[Exercise details] Pick out and copy every line below that has the word "document".

[Supplied data]

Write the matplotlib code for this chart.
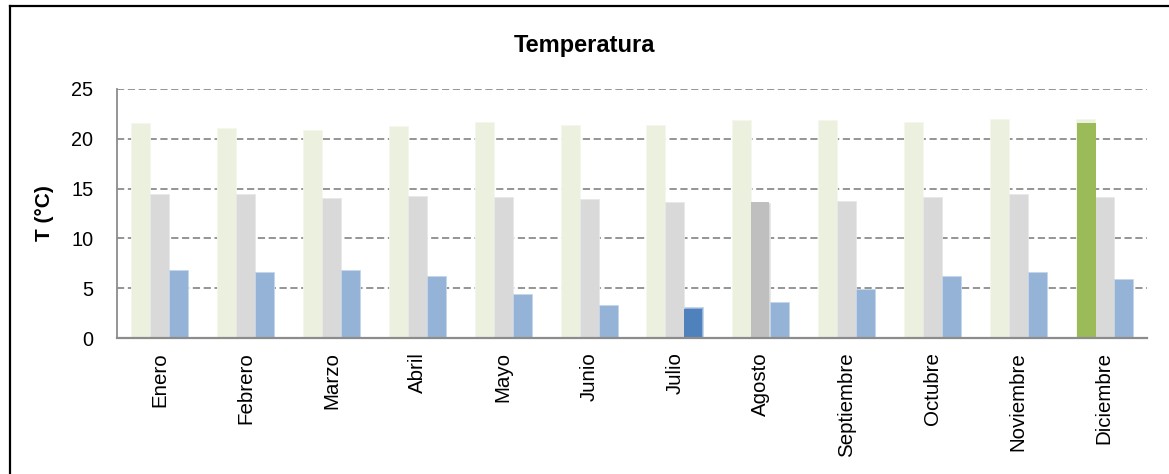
import numpy as np
import matplotlib
matplotlib.use("Agg")
import matplotlib.pyplot as plt
from matplotlib.lines import Line2D

plt.rcParams['font.family'] = ['Liberation Sans', 'DejaVu Sans']

meses = ["Enero", "Febrero", "Marzo", "Abril", "Mayo", "Junio", "Julio",
         "Agosto", "Septiembre", "Octubre", "Noviembre", "Diciembre"]
t_max = [21.55, 21.1, 20.9, 21.3, 21.65, 21.4, 21.4, 21.85, 21.85, 21.65, 21.95, 22.0]
t_med = [14.43, 14.43, 14.1, 14.3, 14.2, 14.0, 13.7, 13.6, 13.8, 14.2, 14.43, 14.2]
t_min = [6.86, 6.66, 6.86, 6.2, 4.45, 3.35, 3.08, 3.58, 4.95, 6.2, 6.66, 5.9]

# highlighted extremes: (month, value)
destacado_max = ("Diciembre", 21.6)
destacado_med = ("Agosto", 13.65)
destacado_min = ("Julio", 2.94)

W, H = 1169, 474
fig = plt.figure(figsize=(W / 100, H / 100), dpi=100)
ax = fig.add_axes([117 / W, 1 - 338 / H, (1147 - 117) / W, (338 - 89) / H])

x = np.arange(len(meses))
w = 0.222
c_max, c_med, c_min = "#EBF1DE", "#D9D9D9", "#95B3D7"
ax.bar(x - w, t_max, w, color=c_max, edgecolor="#F4F7EC", linewidth=0.6, zorder=3)
ax.bar(x, t_med, w, color=c_med, edgecolor="#E8E8E8", linewidth=0.6, zorder=3)
ax.bar(x + w, t_min, w, color=c_min, edgecolor="#C5D6EB", linewidth=0.6, zorder=3)

i = meses.index(destacado_max[0])
ax.bar(i - w + 0.02, destacado_max[1], w * 0.98, color="#9BBB59", zorder=4)
i = meses.index(destacado_med[0])
ax.bar(i - 0.01, destacado_med[1], w * 0.92, color="#BFBFBF", zorder=4)
i = meses.index(destacado_min[0])
ax.bar(i + w - 0.01, destacado_min[1], w * 0.95, color="#4F81BD", zorder=4)

ax.set_xlim(-0.5, len(meses) - 0.5)
ax.set_ylim(0, 25)
ax.set_yticks([0, 5, 10, 15, 20, 25])
ax.set_xticks(x)
ax.set_xticklabels(meses, rotation=90, fontsize=14.8, va="top")
ax.tick_params(axis="x", length=0, pad=10)
ax.tick_params(axis="y", length=0, pad=17, labelsize=14.3)

ax.yaxis.grid(True, color="#8C8C8C", linestyle=(0, (4, 2)), linewidth=1.3, zorder=0)
ax.set_axisbelow(True)
for s in ("top", "right"):
    ax.spines[s].set_visible(False)
ax.spines["left"].set_color("#8C8C8C")
ax.spines["left"].set_linewidth(1.3)
ax.spines["bottom"].set_color("#8C8C8C")
ax.spines["bottom"].set_linewidth(1.6)
ax.spines["bottom"].set_zorder(5)

ax.set_ylabel("T (°C)", fontsize=15, fontweight="bold")
ax.yaxis.set_label_coords(-(117 - 54) / (1147 - 117), 0.5)

fig.text(584 / W, 1 - 45 / H, "Temperatura", ha="center", va="center",
         fontsize=17, fontweight="bold")

# caption above the frame and the frame lines
fig.text(-18 / W, 1 + 9 / H, "Figura 3. Temperatura", ha="left", va="center",
         fontsize=12, family=["Liberation Serif", "DejaVu Serif"])
fig.add_artist(Line2D([9.5 / W, 1168 / W], [1 - 5.5 / H, 1 - 5.5 / H],
                      transform=fig.transFigure, color="black", linewidth=1.6))
fig.add_artist(Line2D([9.5 / W, 9.5 / W], [0, 1 - 5.5 / H],
                      transform=fig.transFigure, color="black", linewidth=1.6))

fig.savefig("out.png", dpi=100)
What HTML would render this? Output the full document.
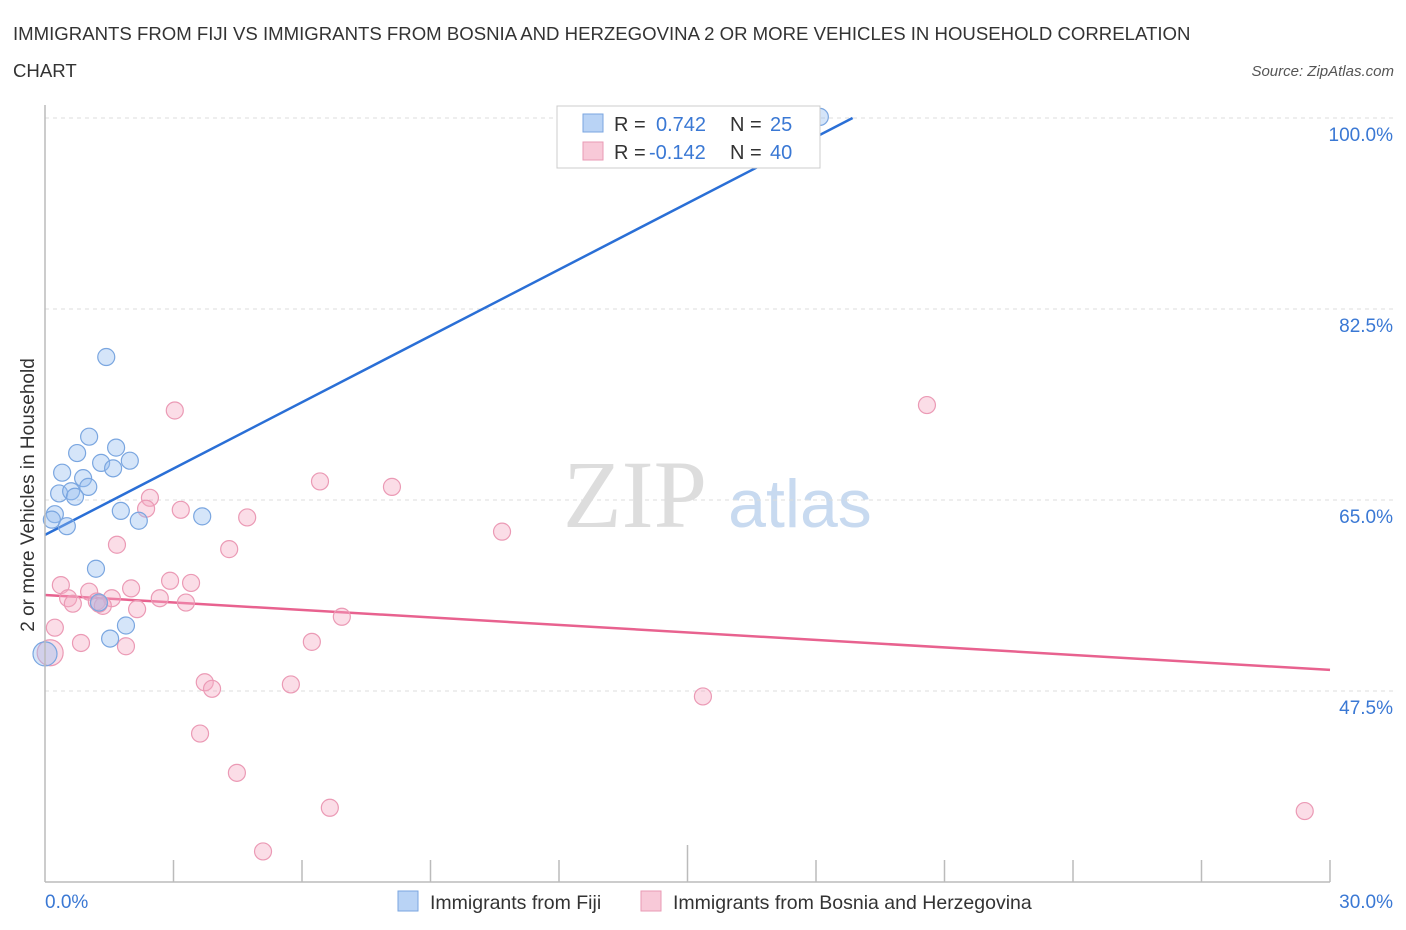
<!DOCTYPE html>
<html><head><meta charset="utf-8"><style>
body{margin:0;background:#fff;font-family:"Liberation Sans",sans-serif;}
svg{display:block}
</style></head><body>
<svg id="c" width="1406" height="930" xmlns="http://www.w3.org/2000/svg">
<text x="13" y="40" font-size="18.6" fill="#333">IMMIGRANTS FROM FIJI VS IMMIGRANTS FROM BOSNIA AND HERZEGOVINA 2 OR MORE VEHICLES IN HOUSEHOLD CORRELATION</text>
<text x="13" y="77" font-size="18.6" fill="#333">CHART</text>
<text x="1394" y="76" font-size="15" fill="#555" font-style="italic" text-anchor="end">Source: ZipAtlas.com</text>
<text x="635" y="527" font-size="96" fill="#ddd" font-family="Liberation Serif,serif" text-anchor="middle">ZIP</text>
<text x="800" y="527" font-size="68" fill="#c8daf0" text-anchor="middle">atlas</text>
<text transform="translate(34,495) rotate(-90)" font-size="19" fill="#333" text-anchor="middle">2 or more Vehicles in Household</text>
<g id="grid"></g><g id="ticks"></g><g id="lines"></g><g id="pts"></g>
<line x1="45" y1="105" x2="45" y2="882" stroke="#bbb" stroke-width="1.5"/>
<line x1="45" y1="882" x2="1330" y2="882" stroke="#bbb" stroke-width="1.5"/>
<text x="45" y="908" font-size="19" fill="#3a78d4">0.0%</text>
<text x="1393" y="908" font-size="19" fill="#3a78d4" text-anchor="end">30.0%</text>
<g>
<rect x="557" y="106" width="263" height="62" fill="#fff" stroke="#ccc"/>
<rect x="583" y="114" width="20" height="18" fill="#b9d3f5" stroke="#7aa6e0"/>
<rect x="583" y="142" width="20" height="18" fill="#f8c9d8" stroke="#e99ab4"/>
<text x="614" y="131" font-size="20" fill="#333">R =</text>
<text x="656" y="131" font-size="20" fill="#3a78d4">0.742</text>
<text x="730" y="131" font-size="20" fill="#333">N =</text>
<text x="770" y="131" font-size="20" fill="#3a78d4">25</text>
<text x="614" y="159" font-size="20" fill="#333">R =</text>
<text x="649" y="159" font-size="20" fill="#3a78d4">-0.142</text>
<text x="730" y="159" font-size="20" fill="#333">N =</text>
<text x="770" y="159" font-size="20" fill="#3a78d4">40</text>
</g>
<g>
<rect x="398" y="891" width="20" height="20" fill="#b9d3f5" stroke="#7aa6e0"/>
<text x="430" y="909" font-size="19.5" fill="#333">Immigrants from Fiji</text>
<rect x="641" y="891" width="20" height="20" fill="#f8c9d8" stroke="#e99ab4"/>
<text x="673" y="909" font-size="19.5" fill="#333">Immigrants from Bosnia and Herzegovina</text>
</g>
</svg>
<script>
const yTicks=[47.5,65,82.5,100];
const yTickLabels=["47.5%","65.0%","82.5%","100.0%"];
const fijiX=[1.43,1.03,1.66,0.75,1.31,1.98,1.59,0.40,0.89,1.01,0.33,0.61,0.70,1.77,3.67,0.23,0.16,2.19,0.51,1.19,1.89,1.26,1.52,0.0,18.09];
const fijiY=[78.1,70.8,69.8,69.3,68.4,68.6,67.9,67.5,67.0,66.2,65.6,65.8,65.3,64.0,63.5,63.7,63.2,63.1,62.6,58.7,53.5,55.6,52.3,50.9,100.1];
const bosX=[3.03,20.59,6.42,8.10,2.45,3.17,2.36,4.72,10.67,1.68,4.30,0.37,2.92,3.41,2.01,1.03,0.54,1.56,2.68,0.65,1.21,1.35,3.29,2.15,6.93,0.23,6.23,0.84,1.89,0.12,3.73,3.90,5.74,15.36,3.62,4.48,6.65,29.41,5.09,1.26];
const bosY=[73.2,73.7,66.7,66.2,65.2,64.1,64.2,63.4,62.1,60.9,60.5,57.2,57.6,57.4,56.9,56.6,56.0,56.0,56.0,55.5,55.7,55.3,55.6,55.0,54.3,53.3,52.0,51.9,51.6,51.0,48.3,47.7,48.1,47.0,43.6,40.0,36.8,36.5,32.8,55.5];
const fijiTrend=[61.8,2.026];
const bosTrend=[56.3,-0.229];
const X0=45,X1=1330,Y0=118,YS=10.914;
const sx=v=>X0+(v/30)*(X1-X0);
const sy=v=>Y0+(100-v)*YS;
const NS="http://www.w3.org/2000/svg";
function mk(t,a,p){const e=document.createElementNS(NS,t);for(const k in a)e.setAttribute(k,a[k]);p.appendChild(e);return e;}
const g=document.getElementById('grid');
yTicks.forEach((v,i)=>{
 const l=mk('line',{x1:45,x2:1394,y1:sy(v),y2:sy(v),stroke:'#ddd','stroke-dasharray':'4,4'},g);
 
 
 const t=mk('text',{x:1393,y:sy(v)+23,'font-size':19,fill:'#3a78d4','text-anchor':'end'},g);
 t.textContent=yTickLabels[i];
 
 
});
const tk=document.getElementById('ticks');
for(let i=1;i<=10;i++){
 const l=mk('line',{x1:sx(i*3),x2:sx(i*3),y1:(i==5?845:860),y2:882,stroke:'#bbb','stroke-width':1.5},tk);
 
 
}
const ln=document.getElementById('lines');
let xe=(100-fijiTrend[0])/fijiTrend[1];
let a=mk('line',{x1:sx(0),y1:sy(fijiTrend[0]),x2:sx(xe),y2:sy(100),stroke:'#2a6fd6','stroke-width':2.5},ln);


let b=mk('line',{x1:sx(0),y1:sy(bosTrend[0]),x2:sx(30),y2:sy(bosTrend[0]+30*bosTrend[1]),stroke:'#e8628f','stroke-width':2.5},ln);


const pg=document.getElementById('pts');
bosX.forEach((x,i)=>{
 const c=mk('circle',{cx:sx(x),cy:sy(bosY[i]),r:(i==29?13:8.5),fill:'rgba(245,170,195,0.4)',stroke:'#eb9ab5','stroke-width':1.2},pg);
 
 
});
fijiX.forEach((x,i)=>{
 const c=mk('circle',{cx:sx(x),cy:sy(fijiY[i]),r:(i==23?12:8.5),fill:'rgba(150,190,240,0.4)',stroke:'#7aa6e0','stroke-width':1.2},pg);
 
 
});
</script>
</body></html>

[Output for this task]
What HTML would render this? Output the full document.
function mk(t,a,p){const e=document.createElementNS(NS,t);for(const k in a)e.setAttribute(k,a[k]);p.appendChild(e);return e;}
const g=document.getElementById('grid');
const tk=document.getElementById('ticks');
const ln=document.getElementById('lines');
const pg=document.getElementById('pts');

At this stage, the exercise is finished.